L’ORRORE È INVISIBILE AGLI OCCHI

Preso atto che Griffin non è morto, che Cecilia non si sta immaginando tutto, che l’ex marito ha trovato davvero il modo di fingersi defunto per farla uscire allo scoperto, Whannell mette in campo tutto il mestiere che la frequentazione di Wan gli ha trasmesso (non oso immaginare come devono essere le uscite tra i due, tra una birra e una sceneggiatura spaventosa). Lo spettatore sa che l’uomo invisibile può essere ovunque, che una stanza in apparenza vuota può non essere vuota e il regista gioca con noi che guardiamo il suo film. Lascia la telecamera immobile a riprendere ambienti altrimenti neutri, lascia che cerchiamo tracce di Griffin, che sbirciamo ogni singolo dettaglio in cerca qualcosa, di qualunque cosa che si muova sollevata da una mano che non possiamo vedere. C’è tanto mestiere dietro queste scelte, ma è un mestiere che non stanca, che non annoia. Non i classici jump scare degli horror più dozzinali. No. Qui Whannell fa suo l’assedio letterario di Griffin a casa Kemp e lo trasforma in una lunga guerra di nervi, nel costante dubbio di Cecilia di non essere mai sola. C’è anche un pizzico di Entity (1981) nella geografia del terrore messa in campo da Whannell.
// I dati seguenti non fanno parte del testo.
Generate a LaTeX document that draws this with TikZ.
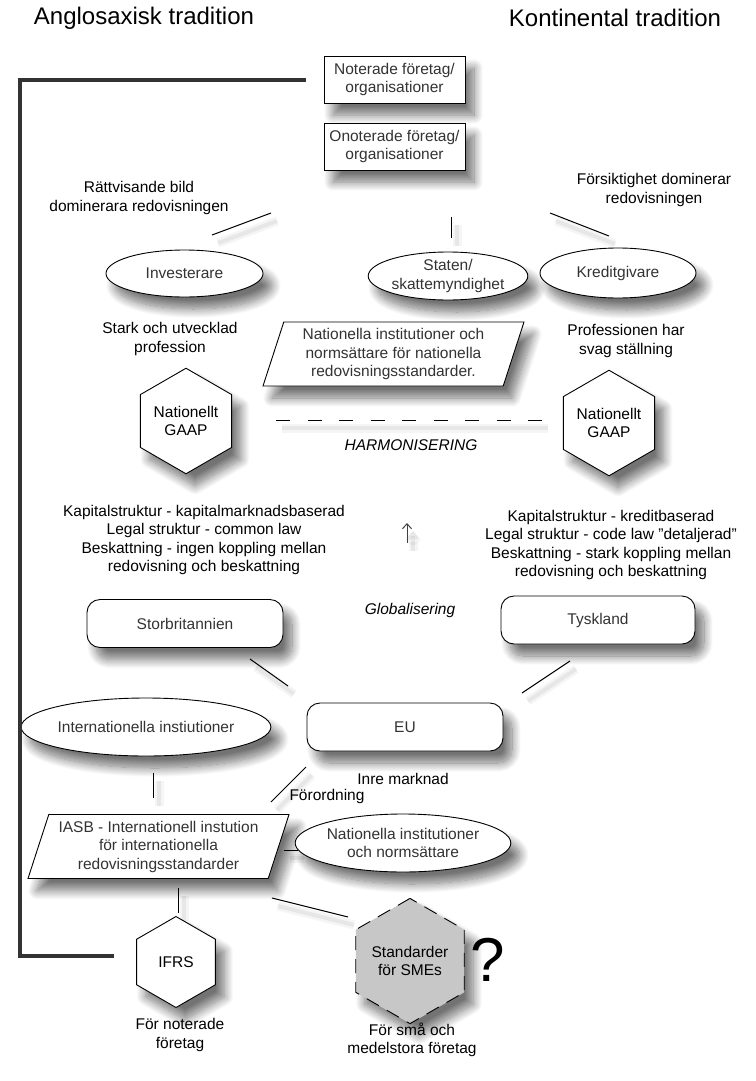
\documentclass[tikz,border=0pt]{standalone}
\usepackage{fontspec}
\setmainfont{Liberation Sans}
\usetikzlibrary{shapes.geometric,arrows.meta,shadows.blur}

\begin{document}
\begin{tikzpicture}[x=1bp, y=-1bp,
    txt/.style={font=\fontsize{15.5bp}{18.5bp}\selectfont, align=center, inner sep=0pt},
    shad/.style={blur shadow={shadow xshift=9bp, shadow yshift=-12bp, shadow blur radius=9bp, shadow blur steps=14, shadow opacity=55}},
    box/.style={txt, rectangle, draw, line width=0.9bp, fill=white, shad, text=black!80, minimum width=141bp, minimum height=47bp},
    rbox/.style={txt, rectangle, rounded corners=13bp, draw, line width=0.9bp, fill=white, shad, text=black!80, minimum width=196bp, minimum height=48bp},
    oval/.style={txt, ellipse, draw, line width=0.9bp, fill=white, shad, text=black!80},
    para/.style={txt, trapezium, trapezium left angle=68, trapezium right angle=112, trapezium stretches body, draw, line width=0.9bp, fill=white, shad, text=black!80, minimum width=261bp, minimum height=64bp},
    hexa/.style={txt, regular polygon, regular polygon sides=6, shape border rotate=30, minimum size=91bp, draw, line width=0.9bp, fill=white, shad, text=black},
    conn/.style={line width=1bp,
        preaction={draw, black, opacity=0.04, line width=9bp, transform canvas={shift={(6bp,-8bp)}}},
        preaction={draw, black, opacity=0.06, line width=4bp, transform canvas={shift={(6bp,-8bp)}}}},
    title/.style={font=\fontsize{24bp}{28bp}\selectfont, inner sep=0pt}
]
    \useasboundingbox (0,0) rectangle (756,1081);

    \node[title] (anglo) at (144,18) {Anglosaxisk tradition};
    \node[title] (konti) at (615,18) {Kontinental tradition};

    \node[box] (noterade) at (394.5,79.5) {Noterade företag/\\organisationer};
    \node[box] (onoterade) at (394.5,146.5) {Onoterade företag/\\organisationer};

    \node[txt] (rattvis) at (139,198) {Rättvisande bild\\dominerara redovisningen};
    \node[txt] (forsikt) at (654,190) {Försiktighet dominerar\\redovisningen};

    \node[oval, minimum width=157bp, minimum height=47bp] (invest) at (184.5,273.5) {Investerare};
    \node[oval, minimum width=156bp, minimum height=48bp] (staten) at (448,276) {Staten/\\skattemyndighet};
    \node[oval, minimum width=156bp, minimum height=50bp] (kredit) at (618,273) {Kreditgivare};

    \node[txt] (stark) at (170,339) {Stark och utvecklad\\profession};
    \node[txt] (prof) at (626,341) {Professionen har\\svag ställning};
    \node[para] (natinst) at (393.5,354) {Nationella institutioner och\\normsättare för nationella\\redovisningsstandarder.};

    \node[hexa] (gaapL) at (186,421) {Nationellt\\GAAP};
    \node[hexa] (gaapR) at (609,423) {Nationellt\\GAAP};
    \node[txt, font=\fontsize{15.5bp}{18.5bp}\selectfont\itshape] (harmon) at (411,445) {HARMONISERING};

    \node[txt] (kapL) at (204,540) {Kapitalstruktur - kapitalmarknadsbaserad\\Legal struktur - common law\\Beskattning - ingen koppling mellan\\redovisning och beskattning};
    \node[txt] (kapR) at (611,545) {Kapitalstruktur - kreditbaserad\\Legal struktur - code law "detaljerad"\\Beskattning - stark koppling mellan\\redovisning och beskattning};

    \node[rbox] (uk) at (185,623.5) {Storbritannien};
    \node[rbox, minimum width=194bp] (de) at (598,620) {Tyskland};
    \node[txt, font=\fontsize{15.5bp}{18.5bp}\selectfont\itshape] (glob) at (410,610) {Globalisering};

    \node[oval, minimum width=194bp, minimum height=58bp] (intinst) at (146,727) {Internationella instiutioner};
    \node[rbox] (eu) at (405,727) {EU};
    \node[txt] (inre) at (403,779) {Inre marknad};
    \node[txt] (forord) at (327,796) {Förordning};

    \node[para] (iasb) at (158.5,846.5) {IASB - Internationell instution\\för internationella\\redovisningsstandarder};
    \node[oval, minimum width=197bp, minimum height=58bp] (natnorm) at (403,843) {Nationella institutioner\\och normsättare};

    \node[hexa] (ifrs) at (176,962) {IFRS};
    \node[hexa, fill=black!22, dash pattern=on 14bp off 9bp] (sme) at (410,961) {Standarder\\för SMEs};
    \node[font=\fontsize{62bp}{62bp}\selectfont, inner sep=0pt] (quest) at (488,960) {?};

    \node[txt] (fornot) at (180,1035) {För noterade\\företag};
    \node[txt] (forsma) at (412,1040) {För små och\\medelstora företag};

    % free line ends
    \coordinate (a1) at (212,235); \coordinate (a2) at (271,213);
    \coordinate (b1) at (451,238); \coordinate (b2) at (451,217);
    \coordinate (c1) at (609,236); \coordinate (c2) at (550,213);
    \coordinate (d1) at (250,659); \coordinate (d2) at (288,686);
    \coordinate (e1) at (570,661); \coordinate (e2) at (522,693);
    \coordinate (f1) at (153,773); \coordinate (f2) at (153,798);
    \coordinate (g1) at (306,767); \coordinate (g2) at (271,802);
    \coordinate (h1) at (284,850); \coordinate (h2) at (298,850);
    \coordinate (i1) at (178,888); \coordinate (i2) at (178,913);
    \coordinate (j1) at (272,898); \coordinate (j2) at (348,917);
    \coordinate (k1) at (276,420); \coordinate (k2) at (542,420);
    \coordinate (m1) at (407,543); \coordinate (m2) at (407,523);
    \coordinate (frameA) at (306,80); \coordinate (frameB) at (114,956);

    \foreach \s/\t in {a1/a2, b1/b2, c1/c2, d1/d2, e1/e2, f1/f2, g1/g2, h1/h2, i1/i2, j1/j2}
        \draw[conn] (\s) -- (\t);
    \draw[conn, dash pattern=on 14bp off 17.5bp] (k1) -- (k2);
    \draw[conn, black!75, -{Straight Barb[length=5bp, width=9bp]}] (m1) -- (m2);

    \draw[line width=3.5bp, black!80] (frameA) -| (20,956) -- (frameB);
\end{tikzpicture}
\end{document}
Copyright: Jason Blum, Kylie du Fresne

E c’è un po’ del Saw (2004) che ha creato insieme a James Wan. C’è negli incastri, nella malvagità, nella voglia di sorprendere. E anche, forse, nella scelta tutta tecnologica di Whannell. La pozione ottocentesca, il composto chimico, la formula segreta sono figlie di una altro tempo e nel mondo del 4.0, il regista sceglie proprio la tecnologia come arma a doppio taglio da far impugnare ad Adrian Griffin.

Nel complesso una bella pellicola che dura più di due ore ma che riesce a svilupparsi su più livelli suggerendo anche, senza urlare, diversi piani di lettura.